(WHAT IS ASKED) Gather up all lines that carry the word "with".

(STORED DATA)

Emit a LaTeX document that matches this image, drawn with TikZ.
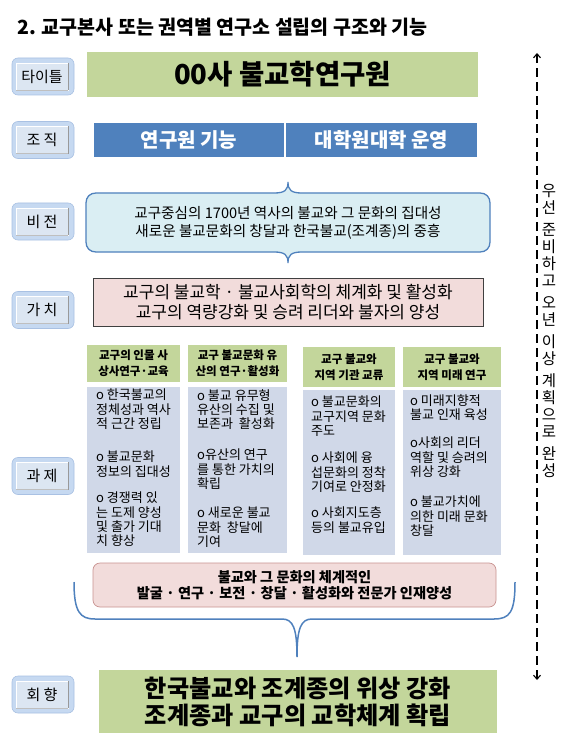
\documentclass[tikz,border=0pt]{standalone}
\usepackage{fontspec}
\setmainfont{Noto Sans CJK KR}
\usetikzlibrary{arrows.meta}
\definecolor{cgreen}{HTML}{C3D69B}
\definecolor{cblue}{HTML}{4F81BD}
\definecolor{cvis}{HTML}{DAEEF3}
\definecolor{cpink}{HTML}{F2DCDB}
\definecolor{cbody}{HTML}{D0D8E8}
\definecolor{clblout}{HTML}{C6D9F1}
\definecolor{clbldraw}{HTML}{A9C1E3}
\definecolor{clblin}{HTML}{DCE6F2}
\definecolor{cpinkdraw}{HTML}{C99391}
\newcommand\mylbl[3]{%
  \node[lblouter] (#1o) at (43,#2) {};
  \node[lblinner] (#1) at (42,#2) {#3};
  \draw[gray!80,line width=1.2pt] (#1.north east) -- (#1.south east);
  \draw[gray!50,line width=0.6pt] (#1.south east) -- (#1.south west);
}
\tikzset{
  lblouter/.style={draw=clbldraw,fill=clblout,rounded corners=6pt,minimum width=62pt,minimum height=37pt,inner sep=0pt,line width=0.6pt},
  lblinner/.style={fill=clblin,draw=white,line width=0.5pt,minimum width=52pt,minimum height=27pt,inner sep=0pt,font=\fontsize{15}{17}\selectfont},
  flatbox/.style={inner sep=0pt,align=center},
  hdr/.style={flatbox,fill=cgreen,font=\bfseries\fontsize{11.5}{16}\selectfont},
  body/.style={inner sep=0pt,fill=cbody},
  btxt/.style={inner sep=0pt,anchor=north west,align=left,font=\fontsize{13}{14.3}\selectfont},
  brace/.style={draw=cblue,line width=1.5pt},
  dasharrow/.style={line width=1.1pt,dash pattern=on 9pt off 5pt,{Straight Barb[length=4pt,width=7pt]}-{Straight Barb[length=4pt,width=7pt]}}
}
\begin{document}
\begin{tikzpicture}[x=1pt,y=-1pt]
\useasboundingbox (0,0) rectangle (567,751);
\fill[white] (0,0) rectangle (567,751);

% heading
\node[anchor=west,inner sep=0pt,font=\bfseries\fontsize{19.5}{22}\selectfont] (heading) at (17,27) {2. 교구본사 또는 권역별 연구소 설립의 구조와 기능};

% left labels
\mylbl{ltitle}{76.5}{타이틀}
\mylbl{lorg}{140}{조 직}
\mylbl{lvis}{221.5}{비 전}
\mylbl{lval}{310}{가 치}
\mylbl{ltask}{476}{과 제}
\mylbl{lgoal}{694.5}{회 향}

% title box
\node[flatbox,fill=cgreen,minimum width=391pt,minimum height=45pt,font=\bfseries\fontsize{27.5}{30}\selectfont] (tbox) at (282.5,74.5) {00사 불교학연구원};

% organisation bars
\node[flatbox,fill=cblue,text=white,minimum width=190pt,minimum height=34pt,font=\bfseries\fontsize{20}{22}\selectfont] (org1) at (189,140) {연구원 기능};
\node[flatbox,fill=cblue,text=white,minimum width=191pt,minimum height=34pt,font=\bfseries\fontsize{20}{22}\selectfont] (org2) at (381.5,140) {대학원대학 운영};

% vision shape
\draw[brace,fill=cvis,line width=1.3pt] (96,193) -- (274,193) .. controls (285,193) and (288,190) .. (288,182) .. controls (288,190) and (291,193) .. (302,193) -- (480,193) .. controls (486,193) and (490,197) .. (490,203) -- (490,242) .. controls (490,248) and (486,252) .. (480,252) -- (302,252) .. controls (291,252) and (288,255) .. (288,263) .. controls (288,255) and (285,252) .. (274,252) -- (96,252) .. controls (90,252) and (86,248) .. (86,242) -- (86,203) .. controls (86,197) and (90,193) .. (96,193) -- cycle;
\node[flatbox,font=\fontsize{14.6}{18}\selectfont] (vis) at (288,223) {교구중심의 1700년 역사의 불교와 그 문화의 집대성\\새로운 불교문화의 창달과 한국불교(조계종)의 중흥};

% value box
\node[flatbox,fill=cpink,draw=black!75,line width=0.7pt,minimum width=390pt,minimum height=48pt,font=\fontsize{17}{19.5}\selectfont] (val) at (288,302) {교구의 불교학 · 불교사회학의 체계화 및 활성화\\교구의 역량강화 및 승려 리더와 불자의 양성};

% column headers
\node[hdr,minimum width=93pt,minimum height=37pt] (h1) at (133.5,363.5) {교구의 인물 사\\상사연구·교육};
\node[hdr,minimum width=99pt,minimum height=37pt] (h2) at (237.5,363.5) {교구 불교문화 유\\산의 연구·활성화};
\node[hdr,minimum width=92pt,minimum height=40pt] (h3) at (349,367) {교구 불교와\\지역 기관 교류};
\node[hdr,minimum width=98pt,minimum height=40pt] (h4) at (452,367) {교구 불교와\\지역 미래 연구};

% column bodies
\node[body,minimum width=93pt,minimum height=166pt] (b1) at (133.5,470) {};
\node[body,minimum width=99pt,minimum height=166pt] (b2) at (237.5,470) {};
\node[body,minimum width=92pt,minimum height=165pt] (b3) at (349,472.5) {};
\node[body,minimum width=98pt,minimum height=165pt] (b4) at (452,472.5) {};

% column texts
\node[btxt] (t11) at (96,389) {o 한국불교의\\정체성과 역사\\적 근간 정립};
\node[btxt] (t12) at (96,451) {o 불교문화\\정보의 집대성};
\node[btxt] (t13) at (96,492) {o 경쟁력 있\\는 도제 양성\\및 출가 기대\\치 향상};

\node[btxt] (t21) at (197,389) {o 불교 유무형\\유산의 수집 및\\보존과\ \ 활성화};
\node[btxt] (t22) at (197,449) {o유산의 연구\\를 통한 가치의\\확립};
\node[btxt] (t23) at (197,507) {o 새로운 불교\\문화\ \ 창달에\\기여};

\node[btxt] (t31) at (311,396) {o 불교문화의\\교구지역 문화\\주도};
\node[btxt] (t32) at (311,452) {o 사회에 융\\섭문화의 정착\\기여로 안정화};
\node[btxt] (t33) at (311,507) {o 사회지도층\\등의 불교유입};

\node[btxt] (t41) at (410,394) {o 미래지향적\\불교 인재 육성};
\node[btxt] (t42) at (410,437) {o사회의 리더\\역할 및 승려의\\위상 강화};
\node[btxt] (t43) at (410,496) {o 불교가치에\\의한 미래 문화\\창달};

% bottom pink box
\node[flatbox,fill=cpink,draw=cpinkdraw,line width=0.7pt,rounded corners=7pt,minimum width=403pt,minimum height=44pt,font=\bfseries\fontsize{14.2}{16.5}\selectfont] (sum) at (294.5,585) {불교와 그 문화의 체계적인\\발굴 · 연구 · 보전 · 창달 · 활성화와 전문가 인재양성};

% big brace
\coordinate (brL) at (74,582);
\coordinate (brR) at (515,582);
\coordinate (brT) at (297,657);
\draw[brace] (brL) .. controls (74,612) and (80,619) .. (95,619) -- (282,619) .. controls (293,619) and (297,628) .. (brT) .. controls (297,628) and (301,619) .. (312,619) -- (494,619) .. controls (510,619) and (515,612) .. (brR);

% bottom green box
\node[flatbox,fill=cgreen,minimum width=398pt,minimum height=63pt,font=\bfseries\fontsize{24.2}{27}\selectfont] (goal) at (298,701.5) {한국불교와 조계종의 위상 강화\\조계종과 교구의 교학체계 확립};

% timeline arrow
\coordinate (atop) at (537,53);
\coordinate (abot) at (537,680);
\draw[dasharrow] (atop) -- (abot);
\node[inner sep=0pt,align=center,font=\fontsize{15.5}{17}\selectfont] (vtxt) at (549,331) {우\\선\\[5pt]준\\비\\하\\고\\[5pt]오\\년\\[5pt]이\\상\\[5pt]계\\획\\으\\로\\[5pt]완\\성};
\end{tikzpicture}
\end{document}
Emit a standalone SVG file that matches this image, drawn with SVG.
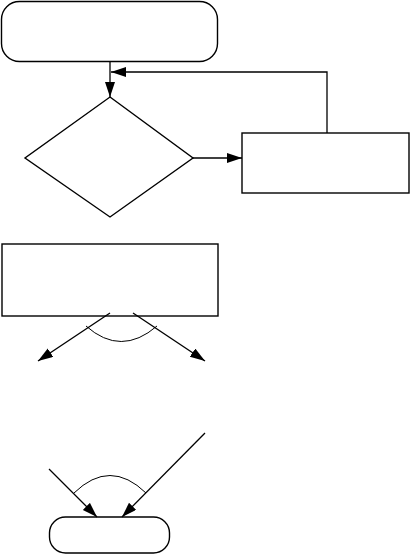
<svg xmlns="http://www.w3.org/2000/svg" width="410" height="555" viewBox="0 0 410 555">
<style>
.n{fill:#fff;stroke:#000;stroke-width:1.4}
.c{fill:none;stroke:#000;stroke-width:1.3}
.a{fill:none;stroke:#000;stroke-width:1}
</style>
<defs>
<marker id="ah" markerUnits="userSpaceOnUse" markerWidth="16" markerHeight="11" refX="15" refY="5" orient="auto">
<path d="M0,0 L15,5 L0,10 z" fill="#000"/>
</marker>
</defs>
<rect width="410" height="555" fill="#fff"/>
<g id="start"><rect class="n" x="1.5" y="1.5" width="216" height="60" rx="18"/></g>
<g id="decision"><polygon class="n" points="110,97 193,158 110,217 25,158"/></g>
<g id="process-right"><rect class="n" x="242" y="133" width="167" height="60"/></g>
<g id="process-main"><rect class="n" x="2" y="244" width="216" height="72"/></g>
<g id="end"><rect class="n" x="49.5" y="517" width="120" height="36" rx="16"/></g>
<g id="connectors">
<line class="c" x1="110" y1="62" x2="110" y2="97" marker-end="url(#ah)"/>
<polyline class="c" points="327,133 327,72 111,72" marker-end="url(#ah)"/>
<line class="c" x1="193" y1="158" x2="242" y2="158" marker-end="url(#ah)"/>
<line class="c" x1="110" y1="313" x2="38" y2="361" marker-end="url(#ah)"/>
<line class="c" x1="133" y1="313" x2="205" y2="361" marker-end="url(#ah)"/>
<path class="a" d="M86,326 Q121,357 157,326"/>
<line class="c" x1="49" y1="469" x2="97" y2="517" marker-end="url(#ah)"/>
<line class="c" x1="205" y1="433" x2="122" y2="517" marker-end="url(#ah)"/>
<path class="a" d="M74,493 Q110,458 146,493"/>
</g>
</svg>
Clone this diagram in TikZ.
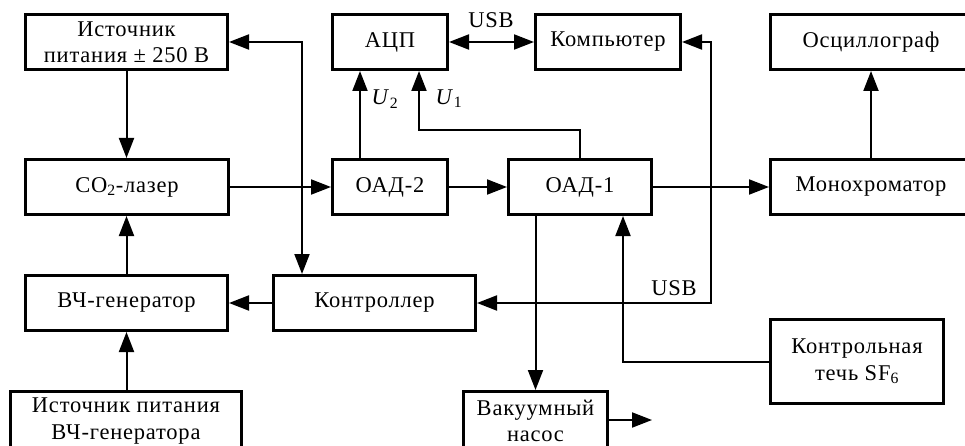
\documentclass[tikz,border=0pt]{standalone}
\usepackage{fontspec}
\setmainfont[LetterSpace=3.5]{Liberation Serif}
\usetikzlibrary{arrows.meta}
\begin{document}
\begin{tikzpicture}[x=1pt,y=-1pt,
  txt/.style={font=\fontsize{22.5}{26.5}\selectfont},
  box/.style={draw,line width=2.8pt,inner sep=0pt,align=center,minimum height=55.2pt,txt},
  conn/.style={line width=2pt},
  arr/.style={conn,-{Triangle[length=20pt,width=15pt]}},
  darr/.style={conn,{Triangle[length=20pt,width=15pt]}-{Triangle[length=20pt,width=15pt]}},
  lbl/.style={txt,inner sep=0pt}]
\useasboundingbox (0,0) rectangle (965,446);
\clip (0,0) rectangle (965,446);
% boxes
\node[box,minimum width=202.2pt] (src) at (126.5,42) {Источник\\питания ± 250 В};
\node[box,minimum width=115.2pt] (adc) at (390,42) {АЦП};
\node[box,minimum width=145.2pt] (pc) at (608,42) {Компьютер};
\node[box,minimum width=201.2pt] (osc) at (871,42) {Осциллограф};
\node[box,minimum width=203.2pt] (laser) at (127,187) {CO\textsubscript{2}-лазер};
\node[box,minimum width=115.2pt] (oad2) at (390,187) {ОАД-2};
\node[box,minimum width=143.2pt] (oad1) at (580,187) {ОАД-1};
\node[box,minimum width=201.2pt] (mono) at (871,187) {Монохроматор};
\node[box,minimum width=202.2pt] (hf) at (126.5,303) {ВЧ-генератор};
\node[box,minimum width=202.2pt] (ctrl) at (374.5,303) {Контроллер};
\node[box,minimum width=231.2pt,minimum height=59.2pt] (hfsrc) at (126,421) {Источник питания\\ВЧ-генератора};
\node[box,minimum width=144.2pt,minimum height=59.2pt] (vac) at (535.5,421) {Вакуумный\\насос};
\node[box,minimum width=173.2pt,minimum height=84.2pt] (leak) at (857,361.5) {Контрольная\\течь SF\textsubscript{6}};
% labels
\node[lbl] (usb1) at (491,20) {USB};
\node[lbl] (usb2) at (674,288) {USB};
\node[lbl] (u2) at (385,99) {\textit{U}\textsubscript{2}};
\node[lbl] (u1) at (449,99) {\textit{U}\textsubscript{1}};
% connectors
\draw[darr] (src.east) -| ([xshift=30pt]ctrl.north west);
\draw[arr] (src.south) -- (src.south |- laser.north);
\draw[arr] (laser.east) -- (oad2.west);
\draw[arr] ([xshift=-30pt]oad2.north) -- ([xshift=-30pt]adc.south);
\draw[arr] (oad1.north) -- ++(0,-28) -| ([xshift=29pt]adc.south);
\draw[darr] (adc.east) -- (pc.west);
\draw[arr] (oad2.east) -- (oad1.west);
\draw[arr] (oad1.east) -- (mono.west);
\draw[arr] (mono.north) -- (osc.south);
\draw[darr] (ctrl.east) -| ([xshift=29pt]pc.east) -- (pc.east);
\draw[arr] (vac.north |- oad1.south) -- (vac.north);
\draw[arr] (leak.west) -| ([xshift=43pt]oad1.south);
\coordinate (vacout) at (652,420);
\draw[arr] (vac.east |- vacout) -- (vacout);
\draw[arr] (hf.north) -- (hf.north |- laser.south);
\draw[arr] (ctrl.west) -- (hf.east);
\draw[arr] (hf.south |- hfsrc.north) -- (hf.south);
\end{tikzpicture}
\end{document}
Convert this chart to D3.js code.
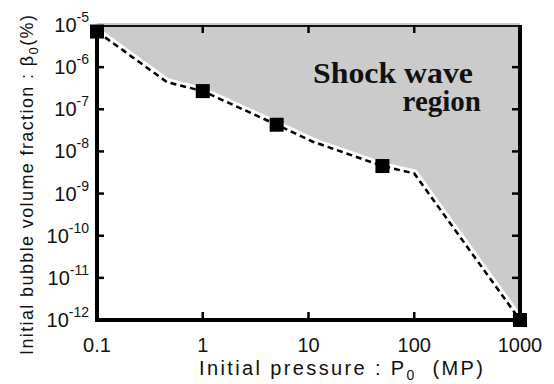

(RIGHT ANSWER)
Emit a LaTeX document that matches this image, drawn with TikZ.
Emit a standalone SVG file that matches this image, drawn with SVG.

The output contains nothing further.